Highlights in Volume III include:

Economic Indicators

  • The Federal Reserve Bank of Philadelphia’s August 2019 state coincident index score for Rhode Island was 128.73, which ranked fifth among New England states and slightly below the U.S. average of 128.88.


  • Rhode Island’s unemployment rate has been on par with the national rate but remained consistently higher than that of New England since 2016. 
  • The ratio of job postings to unemployment claims in Rhode Island suggest a tight labor market in Q2 2019.
  • Since 1997, the only private industries that have seen employment decrease in nominal terms in Rhode Island are manufacturing and information, which decreased by 48.8 percent and 41.5 percent respectively. The greatest increase in employment over this period was in the professional and business industry (44.3 percent).
  • It is projected that Rhode Island will see employment increase by 5.9 percent between 2016 and 2026. The largest share of this increase is projected to be in accommodation and food services occupations, which are expected to comprise 15.0 percent of the overall increase. 


  • Between 1979 and 2018, Rhode Island’s GDP grew at an average annual rate of 5.2 percent, while New England saw an annual average growth rate of 5.6 percent and the United States grew at an annual average rate of 2.3 percent. Between 2008 and 2018, the Ocean State’s GDP grew at an average annual rate of 2.5 percent, compared to 3.1 percent in New England, and 1.6 percent in the United States.
  • In general, Rhode Island’s per capita GDP has been lower than the national and regional average since 1990. Between 1990 and 2018, real per capita GDP grew at an average annual rate of 0.2 percent, compared to a 0.3 percent growth rate in New England and a 0.4 percent growth rate in the United States as a whole.
  • In 2017, financial activities made up nearly a quarter—24.7 percent—of Rhode Island’s GDP. In 2007, financial activities comprised 24.1 percent of Rhode Island’s GDP.  


  • From 2015-2018, the value of Rhode Island’s imports increased by 28.0 percent, the value of exports increased by 12.8 percent, and the overall trade deficit increased by 33.3 percent.
  • In 2018, Rhode Island’s largest international export was waste and scrap, accounting for 24.8 percent of exports overall.
  • In 2018, Mexico was Rhode Island’s top import partner, sending $2,504 million in goods to the Ocean State. In the same year, Rhode Island’s top export partner was Canada; the Ocean State exported $513 million to Canada in 2018.
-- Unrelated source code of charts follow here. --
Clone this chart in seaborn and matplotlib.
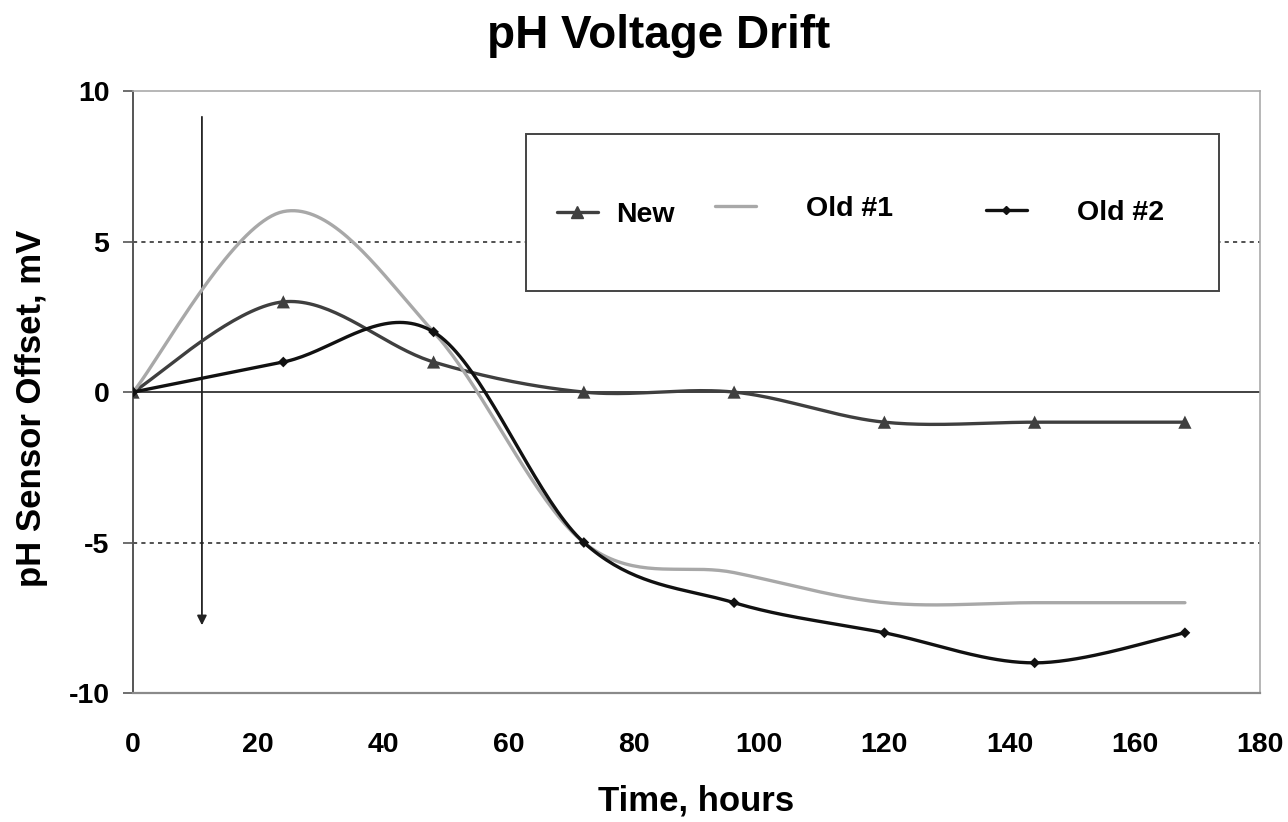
import numpy as np
import pandas as pd
import matplotlib
matplotlib.use("Agg")
import matplotlib.pyplot as plt
import seaborn as sns
from matplotlib.lines import Line2D
from matplotlib.patches import Rectangle

# ---- data ----
hours = [0, 24, 48, 72, 96, 120, 144, 168]
new = [0, 3, 1, 0, 0, -1, -1, -1]
old1 = [0, 6, 2, -5, -6, -7, -7, -7]
old2 = [0, 1, 2, -5, -7, -8, -9, -8]
series_names = ["New", "Old #1", "Old #2"]
x_ticks = list(range(0, 181, 20))
y_ticks = [-10, -5, 0, 5, 10]
title = "pH Voltage Drift"
xlabel = "Time, hours"
ylabel = "pH Sensor Offset, mV"

colors = {"New": "#3f3f3f", "Old #1": "#a8a8a8", "Old #2": "#111111"}


def smooth(xs, ys, n=40):
    """Excel-style smoothed line (cubic Bezier through the data points)."""
    P = np.column_stack([np.asarray(xs, float), np.asarray(ys, float)])
    out = []
    for i in range(len(P) - 1):
        p0 = P[max(i - 1, 0)]
        p1 = P[i]
        p2 = P[i + 1]
        p3 = P[min(i + 2, len(P) - 1)]
        c1 = p1 + (p2 - p0) / 6.0
        c2 = p2 - (p3 - p1) / 6.0
        t = np.linspace(0, 1, n, endpoint=(i == len(P) - 2))[:, None]
        b = (1 - t) ** 3 * p1 + 3 * (1 - t) ** 2 * t * c1 + 3 * (1 - t) * t ** 2 * c2 + t ** 3 * p2
        out.append(b)
    return np.vstack(out)


sns.set_theme(style="white")
plt.rcParams["font.family"] = ["Liberation Sans", "DejaVu Sans"]
plt.rcParams["font.weight"] = "bold"
plt.rcParams["axes.unicode_minus"] = False
plt.rcParams["text.color"] = "black"
plt.rcParams["xtick.color"] = "black"
plt.rcParams["ytick.color"] = "black"
plt.rcParams["axes.labelcolor"] = "black"

fig = plt.figure(figsize=(12.88, 8.22), dpi=100)
ax = fig.add_axes([0.1033, 0.157, 0.8750, 0.732])

frames = []
for name, vals in zip(series_names, [new, old1, old2]):
    c = smooth(hours, vals)
    frames.append(pd.DataFrame({"x": c[:, 0], "y": c[:, 1], "series": name,
                                "order": np.arange(len(c))}))
curves = pd.concat(frames, ignore_index=True)

# reference lines
ax.axhline(0, color="#333333", lw=1.3, zorder=1)
for yv in (5, -5):
    ax.axhline(yv, color="#333333", lw=1.2, ls=(0, (2.5, 2.5)), zorder=1)

sns.lineplot(data=curves, x="x", y="y", hue="series", palette=colors,
             sort=False, estimator=None, units="series", lw=2.4, ax=ax,
             legend=False, zorder=3)

raw = pd.DataFrame({"x": hours * 2, "y": new + old2,
                    "series": ["New"] * len(hours) + ["Old #2"] * len(hours)})
sns.scatterplot(data=raw[raw.series == "New"], x="x", y="y", color=colors["New"],
                marker="^", s=90, edgecolor="none", ax=ax, zorder=4, legend=False)
sns.scatterplot(data=raw[raw.series == "Old #2"], x="x", y="y", color=colors["Old #2"],
                marker="D", s=30, edgecolor="none", ax=ax, zorder=4, legend=False)

# arrow
ax.annotate("", xy=(11, -7.75), xytext=(11, 9.15),
            arrowprops=dict(arrowstyle="-|>", color="#222222", lw=1.3,
                            mutation_scale=14, shrinkA=0, shrinkB=0), zorder=2)

ax.set_xlim(0, 180)
ax.set_ylim(-10, 10)
ax.set_xticks(x_ticks)
ax.set_yticks(y_ticks)
ax.tick_params(axis="x", length=0, pad=28, labelsize=20.5, labelcolor="black")
ax.tick_params(axis="y", length=7, width=1.2, color="#555555", pad=10, labelsize=20.5,
               left=True, labelcolor="black")
for lab in ax.get_xticklabels() + ax.get_yticklabels():
    lab.set_fontweight("bold")

for s in ("top", "right"):
    ax.spines[s].set_color("#aaaaaa")
    ax.spines[s].set_linewidth(1.2)
ax.spines["left"].set_color("#555555")
ax.spines["left"].set_linewidth(1.4)
ax.spines["bottom"].set_color("#8a8a8a")
ax.spines["bottom"].set_linewidth(1.6)

ax.set_xlabel("")
ax.set_ylabel("")
fig.text(696 / 1288, 1 - 801 / 822, xlabel, ha="center", va="center",
         fontsize=25, fontweight="bold", color="black")
fig.text(32 / 1288, 1 - 408 / 822, ylabel, ha="center", va="center", rotation=90,
         fontsize=25, fontweight="bold", color="black")
fig.text(659 / 1288, 1 - 36 / 822, title, ha="center", va="center",
         fontsize=33, fontweight="bold", color="black")

# legend box
ax.add_patch(Rectangle((0.3487, 0.6678), 0.6149, 0.2608, transform=ax.transAxes,
                       facecolor="white", edgecolor="#444444", lw=1.4, zorder=5))

handles = {
    "New": Line2D([], [], color=colors["New"], lw=2.4, marker="^", markersize=8),
    "Old #1": Line2D([], [], color=colors["Old #1"], lw=2.4),
    "Old #2": Line2D([], [], color=colors["Old #2"], lw=2.4, marker="D", markersize=4),
}
positions = {"New": (0.376, 0.62, 0.795), "Old #1": (0.5164, 1.75, 0.805),
             "Old #2": (0.7564, 1.75, 0.797)}
legs = []
for name in series_names:
    xpos, pad, ypos = positions[name]
    leg = ax.legend(handles=[handles[name]], labels=[name], loc="center left",
                    bbox_to_anchor=(xpos, ypos), frameon=False, borderpad=0,
                    borderaxespad=0, handlelength=1.45, handletextpad=pad,
                    prop={"size": 20.5, "weight": "bold"}, labelcolor="black")
    leg.set_zorder(6)
    legs.append(leg)
for leg in legs[:-1]:
    ax.add_artist(leg)

fig.savefig("out.png", dpi=100)
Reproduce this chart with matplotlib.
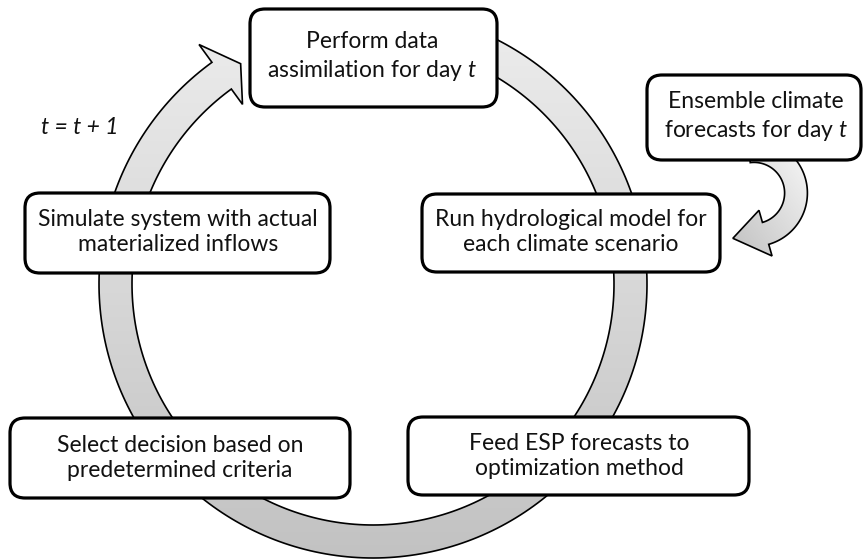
import numpy as np
import matplotlib.pyplot as plt
from matplotlib.patches import Polygon, FancyBboxPatch
from matplotlib.colors import LinearSegmentedColormap

plt.rcParams['font.family'] = ['Lato', 'DejaVu Sans']
plt.rcParams['mathtext.fontset'] = 'custom'
plt.rcParams['mathtext.it'] = 'Lato:italic'
plt.rcParams['mathtext.rm'] = 'Lato'

W, H = 864, 560

# step boxes: label, (x0, y0, x1, y1) in pixels, text centre
labels = [
    "Perform data\nassimilation for day $t$",
    "Ensemble climate\nforecasts for day $t$",
    "Run hydrological model for\neach climate scenario",
    "Simulate system with actual\nmaterialized inflows",
    "Select decision based on\npredetermined criteria",
    "Feed ESP forecasts to\noptimization method",
]
boxes = [
    (250, 9, 497, 107),
    (647, 75, 861, 160),
    (422, 194, 720, 272),
    (25, 193, 330, 273),
    (10, 418, 350, 498),
    (408, 417, 749, 495),
]
text_xy = [(372, 57), (756, 117), (571, 232), (178, 232), (180, 458), (579, 456)]
loop_label = "t = t + 1"


def arc_arrow(cx, cy, r_in, r_out, a0, a1, head_in, head_out, tip_a, tip_r, n=300):
    a = np.radians(np.linspace(a0, a1, n))
    outer = np.c_[cx + r_out * np.cos(a), cy - r_out * np.sin(a)]
    inner = np.c_[cx + r_in * np.cos(a), cy - r_in * np.sin(a)]
    ae = a[-1]
    wo = [cx + head_out * np.cos(ae), cy - head_out * np.sin(ae)]
    wi = [cx + head_in * np.cos(ae), cy - head_in * np.sin(ae)]
    ta = np.radians(tip_a)
    tip = [cx + tip_r * np.cos(ta), cy - tip_r * np.sin(ta)]
    return np.vstack([outer, [wo], [tip], [wi], inner[::-1]])


def gradient_fill(ax, pts, c1, c2, extent, diagonal=False):
    cmap = LinearSegmentedColormap.from_list('g', [c1, c2])
    yy, xx = np.mgrid[0:1:200j, 0:1:200j]
    g = (yy + (1 - xx)) / 2 if diagonal else yy
    im = ax.imshow(g, cmap=cmap, extent=extent, origin='upper',
                   aspect='auto', zorder=1, interpolation='bilinear')
    poly = Polygon(pts, closed=True, fc='none', ec='black', lw=1.2, zorder=2)
    ax.add_patch(poly)
    im.set_clip_path(poly)


fig = plt.figure(figsize=(W / 100, H / 100), dpi=100)
ax = fig.add_axes([0, 0, 1, 1])

# main cycle arrow
ring = arc_arrow(373, 284, 241, 274, 100, -234, 222, 296, -239, 257)
gradient_fill(ax, ring, '#eeeeee', '#c2c2c2', (0, W, 560, 0))

# small curved arrow from the ensemble forecasts
small = arc_arrow(754, 193, 30.6, 53.4, 97, -74, 18, 65.5, -115, 50)
gradient_fill(ax, small, '#fafafa', '#bdbdbd', (725, 810, 262, 140), diagonal=True)

for lab, (x0, y0, x1, y1), (tx, ty) in zip(labels, boxes, text_xy):
    ax.add_patch(FancyBboxPatch((x0, y0), x1 - x0, y1 - y0,
                                boxstyle="round,pad=0,rounding_size=15",
                                fc='white', ec='black', lw=2.3, zorder=3))
    ax.text(tx, ty, lab, ha='center', va='center', fontsize=16.5,
            linespacing=1.27, color='#111111', zorder=4)

ax.text(80, 127, loop_label, ha='center', va='center', fontsize=16.5,
        fontstyle='italic', color='#111111')

ax.set_xlim(0, W)
ax.set_ylim(H, 0)
ax.axis('off')

fig.savefig('out.png', dpi=100)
  • Based on the United States Federal Housing Finance Agency’s housing price index, from Rhode Island’s pre-recession peak in Q2 2006 to present, residential property values have grown by 1.2 percent. In contrast, residential property values in the U.S. rose by 19.9 percent from pre-recession peak to present, and residential property values in New England expanded 8.5 percent from pre-recession peak to present.
  • Between 2017 and 2018, the number of single-unit housing permits authorized in Rhode Island decreased by 4.6 percent. In the same year, the authorization of single-unit housing permits increased in both the U.S. (by 4.3 percent) and New England (by 0.8 percent).


  • Rhode Island’s overall energy costs ranked sixth highest in the nation in 2017. Every New England state but Maine ranked in the top ten nationally for total energy costs in 2017.
  • The Ocean State’s energy consumption per capita was the lowest in the country in 2017, ranking 51st (rankings include Washington, D.C.). 

Business Climate

  • Rhode Island ranked 40th in the 2018 Small Business Policy Index and 37th in the 2019 Small Business Tax Climate Index. 
  • As of 2018, Rhode Island had higher rates of per capita business formations than New England and the United States.


  • In FY 2018, Rhode Island’s top contracting agency, in terms of dollars obligated, was the Department of the Navy, with 65.7 percent of Rhode Island’s FY 2018 contracts. Rhode Island’s Department of Administration was the top recipient of federal dollars in Rhode Island between FY 2008 and FY 2019, receiving over $16.0 billion in research grants.